_Short task_: The lines from the top of the material below through the line containing "bottom += v" are to be printed exactly, with pictures omitted.
═══ Provided data ═══
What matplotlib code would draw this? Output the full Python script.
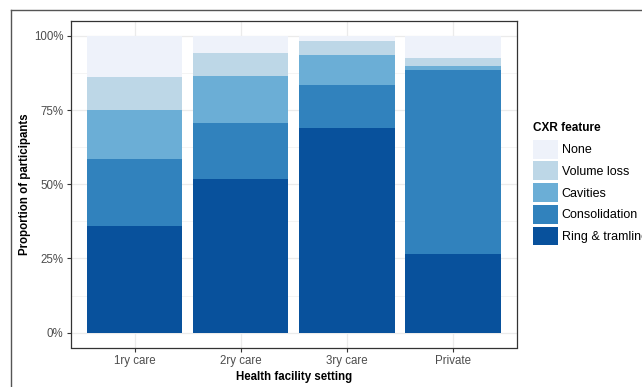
import numpy as np
import matplotlib.pyplot as plt
from matplotlib.lines import Line2D
from matplotlib.patches import Patch

plt.rcParams['font.family'] = ['Liberation Sans', 'DejaVu Sans']

settings = ["1ry care", "2ry care", "3ry care", "Private"]
features = ["Ring & tramline", "Consolidation", "Cavities", "Volume loss", "None"]
# percent of participants per facility setting, bottom to top
ring = [35.9, 51.7, 69.0, 26.6]
consolidation = [22.5, 18.8, 14.6, 61.8]
cavities = [16.6, 16.0, 10.0, 1.4]
volume_loss = [11.2, 7.7, 4.7, 2.8]
none = [13.8, 5.8, 1.7, 7.4]
colors = ["#08519c", "#3182bd", "#6baed6", "#bdd7e7", "#eef2fa"]

W, H = 642, 387
fig = plt.figure(figsize=(W / 100, H / 100), dpi=100)
ax = fig.add_axes([71 / W, 1 - 347.5 / H, (516.5 - 71) / W, (347.5 - 21) / H])

x = np.arange(len(settings))
bottom = np.zeros(len(settings))
series = [ring, consolidation, cavities, volume_loss, none]
for vals, col in zip(series, colors):
    v = np.array(vals) / 100
    ax.bar(x, v, width=0.9, bottom=bottom, color=col, zorder=2, linewidth=0)
    bottom += v

ax.set_xlim(-0.6, len(settings) - 0.4)
ax.set_ylim(-0.05, 1.05)
ax.set_xticks(x)
ax.set_xticklabels(settings)
ax.set_yticks([0, 0.25, 0.5, 0.75, 1.0])
ax.set_yticklabels(["0%", "25%", "50%", "75%", "100%"])
ax.set_yticks([0.125, 0.375, 0.625, 0.875], minor=True)
ax.grid(True, which="major", color="#ebebeb", lw=0.9, zorder=0)
ax.grid(True, which="minor", axis="y", color="#f2f2f2", lw=0.6, zorder=0)
ax.set_axisbelow(True)
ax.tick_params(axis="both", which="major", length=3, width=0.8, color="#333333",
               labelcolor="#4d4d4d", labelsize=8.3, pad=2.5)
ax.tick_params(which="minor", length=0)
for s in ax.spines.values():
    s.set_color("#333333")
    s.set_linewidth(0.9)

ax.set_xlabel("Health facility setting", fontsize=8.3, fontweight="bold", labelpad=3)
ax.set_ylabel("Proportion of participants", fontsize=8.3, fontweight="bold", labelpad=2)

handles = [Patch(facecolor=c, edgecolor="none") for c in colors[::-1]]
leg = fig.legend(handles, features[::-1], title="CXR feature", loc="upper left",
                 bbox_to_anchor=(528 / W, 1 - 117 / H), frameon=False, fontsize=9,
                 title_fontproperties={"weight": "bold", "size": 8.5},
                 handlelength=2.0, handleheight=1.96, labelspacing=0.22,
                 handletextpad=0.3, borderaxespad=0, alignment="left")
leg._legend_box.sep = 4

# outer frame of the cropped figure
fig.add_artist(Line2D([11 / W, 11 / W], [0, 1 - 10 / H], transform=fig.transFigure,
                      color="#555555", lw=1))
fig.add_artist(Line2D([11 / W, 1], [1 - 10 / H, 1 - 10 / H], transform=fig.transFigure,
                      color="#555555", lw=1))

fig.savefig("out.png", dpi=100)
═══
_Result of the exercise_:
What matplotlib code would draw this? Output the full Python script.
import numpy as np
import matplotlib.pyplot as plt
from matplotlib.lines import Line2D
from matplotlib.patches import Patch

plt.rcParams['font.family'] = ['Liberation Sans', 'DejaVu Sans']

settings = ["1ry care", "2ry care", "3ry care", "Private"]
features = ["Ring & tramline", "Consolidation", "Cavities", "Volume loss", "None"]
# percent of participants per facility setting, bottom to top
ring = [35.9, 51.7, 69.0, 26.6]
consolidation = [22.5, 18.8, 14.6, 61.8]
cavities = [16.6, 16.0, 10.0, 1.4]
volume_loss = [11.2, 7.7, 4.7, 2.8]
none = [13.8, 5.8, 1.7, 7.4]
colors = ["#08519c", "#3182bd", "#6baed6", "#bdd7e7", "#eef2fa"]

W, H = 642, 387
fig = plt.figure(figsize=(W / 100, H / 100), dpi=100)
ax = fig.add_axes([71 / W, 1 - 347.5 / H, (516.5 - 71) / W, (347.5 - 21) / H])

x = np.arange(len(settings))
bottom = np.zeros(len(settings))
series = [ring, consolidation, cavities, volume_loss, none]
for vals, col in zip(series, colors):
    v = np.array(vals) / 100
    ax.bar(x, v, width=0.9, bottom=bottom, color=col, zorder=2, linewidth=0)
    bottom += v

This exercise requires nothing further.